Em outro momento, o mascote de Paranoia Agent, Maromi, mencionado no começo do texto, aparece na sua própria animação, com traços infantilizados, numa história pequena e que nada teria a ver no momento com o que estávamos assistindo. Em seguida, tudo some e somos levados para uma sala de animação com o tradicional traço de Paranoia, onde  Maromi vai aos poucos nos explicando a função de cada um no trabalho. Como um comentário sobre a indústria de animação e a carga excessiva que cada um tem, entre eles, a nossa vítima, um orgulhoso e desajeitado chefe de cronograma.
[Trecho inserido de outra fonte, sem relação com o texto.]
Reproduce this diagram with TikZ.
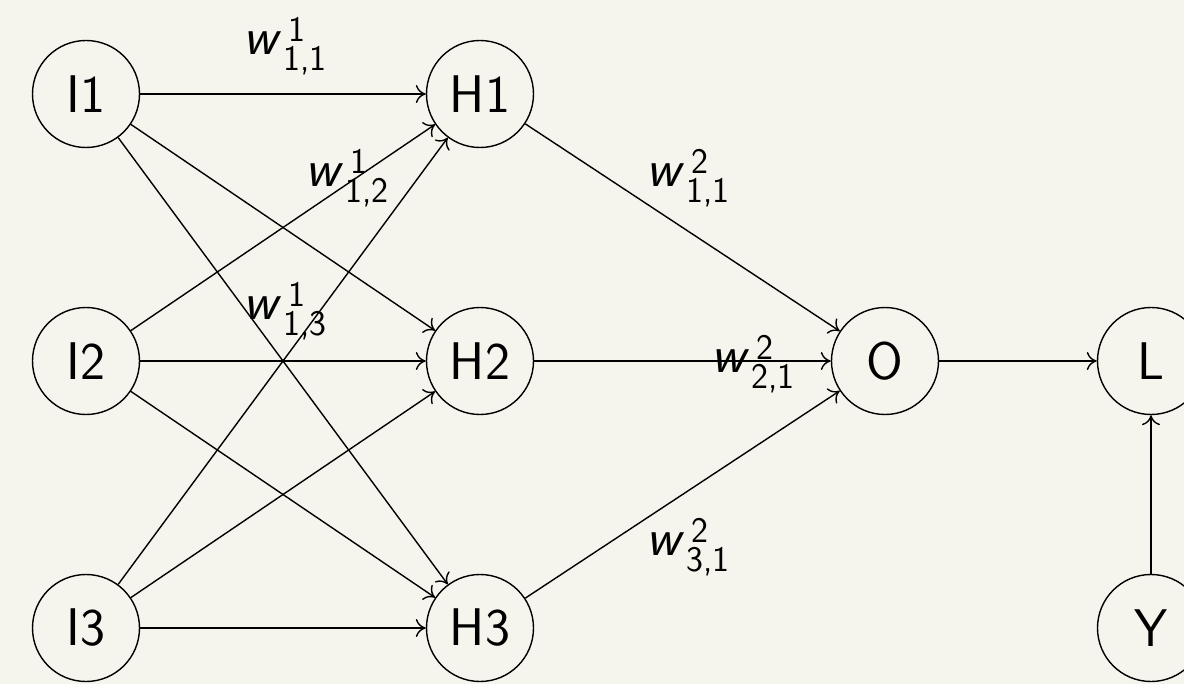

O aperto e a pressão desse personagem vão sendo aos poucos sendo tomados pelo medo de Shounen Bat, que visto pelo retrovisor do carro que a vítima dirigia, vai se confundindo no clímax da sua ansiedade e desespero.

Aliás, é interessante notar o papel que Maromi acaba exercendo durante o anime, numa espécie de guia interno, um outro objeto comum da cidade e seus personagens. É um contraponto e um igual com Shonen Bat. Ambos se implicam na ideia de escapismo que o anime crítica. Em um caso, um produto da cultura pop, o McLanche feliz dos jovens e dos adultos, noutro, a salvação que engole todos igualmente em suas piores condições.

Mesmo os episódios longe de qualquer caminho na narrativa, se tornam interessantes pela possibilidade de investigar as diversas angústias que aquelas pessoas passam. Acontece que aquilo que deveria ser afastado acaba sendo desejado pela sensação de bem estar que a batida é causada. Cada vez mais essa consciência perturbadora encurralada pelas decisões de cada um e influenciada pelas manchetes entra em conflito com o garoto, que não fala, apenas reage, e ataca. O maior embate aqui será justamente com a personagem com a vida mais sofrida, mas com a atitude mais apaziguadora e resiliente comparando com as outras vítimas. A resposta de Kon aqui será de posicionar Shonen Bat de modo monstruoso e caricato pelas sombras da porta, dividindo o quadro com a mulher que conta sua história, caindo cada vez mais para o plano do real versus fantasia do anime. 

Em suma, o que se encontra aqui, é, entre outras críticas possíveis de entender a série de 13 episódios, um conflito de escapismos, pessoas presas em um lugar e que finalmente conseguem fugir dele. Isso pode ser visto até mesmo nas cenas mais cotidianas possíveis, onde a correria do trânsito é preenchido pelas vozes em fim de expediente ou discussões entre casais à distância. Entre a paranoia que persegue uma cidade, um estudo das relações humanas e o espaço que a engole, Paranoia Agent acaba absorvendo esses elementos críticos, mas sem nunca se deixar tomar pelo simples uso direto deles como incidentes condenáveis de certas práticas. Há, no entanto, o intenso estudo do que se pode transformar essas consciências desesperadas dentro dos gêneros que o anime vai adentrando. Mesmo que algum personagem fale com todas as palavras a possível interpretação para o acontecimento central, isso não importa, é menosprezado perante as as imagens e conversas sobre o protagonista vão agindo sobre os outros. Entre um simples “que viagem complicada foi essa?’, vale retomar uma síntese célebre de outro anime de autoria de Satoshi Kon (Millennium Actress, que adentra a consciência de uma atriz durante um documentário): é a busca que é mais interessante do que o seu possível resultado.